A block of data:
## BEGIN

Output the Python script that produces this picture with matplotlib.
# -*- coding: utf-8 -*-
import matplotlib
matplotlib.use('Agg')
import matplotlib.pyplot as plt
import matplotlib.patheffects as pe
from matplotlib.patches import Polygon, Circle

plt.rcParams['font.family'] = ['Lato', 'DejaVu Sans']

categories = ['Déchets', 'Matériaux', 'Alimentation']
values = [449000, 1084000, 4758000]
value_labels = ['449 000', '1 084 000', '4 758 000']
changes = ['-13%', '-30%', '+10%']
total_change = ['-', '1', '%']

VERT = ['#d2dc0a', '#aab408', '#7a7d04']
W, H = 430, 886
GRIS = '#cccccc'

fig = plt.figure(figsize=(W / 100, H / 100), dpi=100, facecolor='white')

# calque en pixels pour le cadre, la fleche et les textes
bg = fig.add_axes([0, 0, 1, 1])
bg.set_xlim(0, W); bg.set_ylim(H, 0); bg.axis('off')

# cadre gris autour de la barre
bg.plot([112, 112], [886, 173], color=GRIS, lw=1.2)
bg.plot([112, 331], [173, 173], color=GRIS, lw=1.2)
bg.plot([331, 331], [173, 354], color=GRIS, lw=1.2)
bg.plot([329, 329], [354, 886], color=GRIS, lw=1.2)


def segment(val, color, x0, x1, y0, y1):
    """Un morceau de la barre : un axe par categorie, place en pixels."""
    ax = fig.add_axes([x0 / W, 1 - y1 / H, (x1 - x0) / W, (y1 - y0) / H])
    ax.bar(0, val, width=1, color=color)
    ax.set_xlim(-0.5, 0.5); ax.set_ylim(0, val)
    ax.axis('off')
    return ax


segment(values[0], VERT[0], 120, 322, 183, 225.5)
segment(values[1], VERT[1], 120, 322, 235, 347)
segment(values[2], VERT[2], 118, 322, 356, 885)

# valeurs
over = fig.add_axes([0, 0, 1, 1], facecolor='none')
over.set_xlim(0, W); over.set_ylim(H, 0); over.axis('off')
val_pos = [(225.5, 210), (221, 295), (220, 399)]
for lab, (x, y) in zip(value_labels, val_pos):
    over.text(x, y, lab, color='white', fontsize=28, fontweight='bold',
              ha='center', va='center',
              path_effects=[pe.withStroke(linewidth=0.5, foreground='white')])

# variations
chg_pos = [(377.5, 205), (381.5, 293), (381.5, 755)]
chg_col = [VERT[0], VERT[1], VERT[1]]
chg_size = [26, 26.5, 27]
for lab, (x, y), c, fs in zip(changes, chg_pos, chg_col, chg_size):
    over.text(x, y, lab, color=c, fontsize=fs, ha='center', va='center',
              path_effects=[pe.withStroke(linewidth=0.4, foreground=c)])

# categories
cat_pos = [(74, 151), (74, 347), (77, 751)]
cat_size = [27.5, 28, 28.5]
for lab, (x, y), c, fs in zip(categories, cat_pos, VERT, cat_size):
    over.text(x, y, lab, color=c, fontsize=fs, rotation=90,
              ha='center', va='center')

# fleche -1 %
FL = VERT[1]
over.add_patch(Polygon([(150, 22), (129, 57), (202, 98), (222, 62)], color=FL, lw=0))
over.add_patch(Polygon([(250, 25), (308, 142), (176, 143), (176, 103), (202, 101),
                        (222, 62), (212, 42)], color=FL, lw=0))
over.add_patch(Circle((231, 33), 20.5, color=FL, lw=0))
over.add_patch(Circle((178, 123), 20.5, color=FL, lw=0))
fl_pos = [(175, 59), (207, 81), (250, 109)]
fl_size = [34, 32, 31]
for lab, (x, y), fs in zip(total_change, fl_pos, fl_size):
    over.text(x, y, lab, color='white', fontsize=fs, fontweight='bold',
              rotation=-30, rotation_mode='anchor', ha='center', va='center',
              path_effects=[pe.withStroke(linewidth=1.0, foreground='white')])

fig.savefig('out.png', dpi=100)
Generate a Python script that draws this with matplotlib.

## END

Exercise aim
Return the material exactly as it stands.

Solution for this problem
Output the Python script that produces this picture with matplotlib.
# -*- coding: utf-8 -*-
import matplotlib
matplotlib.use('Agg')
import matplotlib.pyplot as plt
import matplotlib.patheffects as pe
from matplotlib.patches import Polygon, Circle

plt.rcParams['font.family'] = ['Lato', 'DejaVu Sans']

categories = ['Déchets', 'Matériaux', 'Alimentation']
values = [449000, 1084000, 4758000]
value_labels = ['449 000', '1 084 000', '4 758 000']
changes = ['-13%', '-30%', '+10%']
total_change = ['-', '1', '%']

VERT = ['#d2dc0a', '#aab408', '#7a7d04']
W, H = 430, 886
GRIS = '#cccccc'

fig = plt.figure(figsize=(W / 100, H / 100), dpi=100, facecolor='white')

# calque en pixels pour le cadre, la fleche et les textes
bg = fig.add_axes([0, 0, 1, 1])
bg.set_xlim(0, W); bg.set_ylim(H, 0); bg.axis('off')

# cadre gris autour de la barre
bg.plot([112, 112], [886, 173], color=GRIS, lw=1.2)
bg.plot([112, 331], [173, 173], color=GRIS, lw=1.2)
bg.plot([331, 331], [173, 354], color=GRIS, lw=1.2)
bg.plot([329, 329], [354, 886], color=GRIS, lw=1.2)


def segment(val, color, x0, x1, y0, y1):
    """Un morceau de la barre : un axe par categorie, place en pixels."""
    ax = fig.add_axes([x0 / W, 1 - y1 / H, (x1 - x0) / W, (y1 - y0) / H])
    ax.bar(0, val, width=1, color=color)
    ax.set_xlim(-0.5, 0.5); ax.set_ylim(0, val)
    ax.axis('off')
    return ax


segment(values[0], VERT[0], 120, 322, 183, 225.5)
segment(values[1], VERT[1], 120, 322, 235, 347)
segment(values[2], VERT[2], 118, 322, 356, 885)

# valeurs
over = fig.add_axes([0, 0, 1, 1], facecolor='none')
over.set_xlim(0, W); over.set_ylim(H, 0); over.axis('off')
val_pos = [(225.5, 210), (221, 295), (220, 399)]
for lab, (x, y) in zip(value_labels, val_pos):
    over.text(x, y, lab, color='white', fontsize=28, fontweight='bold',
              ha='center', va='center',
              path_effects=[pe.withStroke(linewidth=0.5, foreground='white')])

# variations
chg_pos = [(377.5, 205), (381.5, 293), (381.5, 755)]
chg_col = [VERT[0], VERT[1], VERT[1]]
chg_size = [26, 26.5, 27]
for lab, (x, y), c, fs in zip(changes, chg_pos, chg_col, chg_size):
    over.text(x, y, lab, color=c, fontsize=fs, ha='center', va='center',
              path_effects=[pe.withStroke(linewidth=0.4, foreground=c)])

# categories
cat_pos = [(74, 151), (74, 347), (77, 751)]
cat_size = [27.5, 28, 28.5]
for lab, (x, y), c, fs in zip(categories, cat_pos, VERT, cat_size):
    over.text(x, y, lab, color=c, fontsize=fs, rotation=90,
              ha='center', va='center')

# fleche -1 %
FL = VERT[1]
over.add_patch(Polygon([(150, 22), (129, 57), (202, 98), (222, 62)], color=FL, lw=0))
over.add_patch(Polygon([(250, 25), (308, 142), (176, 143), (176, 103), (202, 101),
                        (222, 62), (212, 42)], color=FL, lw=0))
over.add_patch(Circle((231, 33), 20.5, color=FL, lw=0))
over.add_patch(Circle((178, 123), 20.5, color=FL, lw=0))
fl_pos = [(175, 59), (207, 81), (250, 109)]
fl_size = [34, 32, 31]
for lab, (x, y), fs in zip(total_change, fl_pos, fl_size):
    over.text(x, y, lab, color='white', fontsize=fs, fontweight='bold',
              rotation=-30, rotation_mode='anchor', ha='center', va='center',
              path_effects=[pe.withStroke(linewidth=1.0, foreground='white')])

fig.savefig('out.png', dpi=100)
Generate a Python script that draws this with matplotlib.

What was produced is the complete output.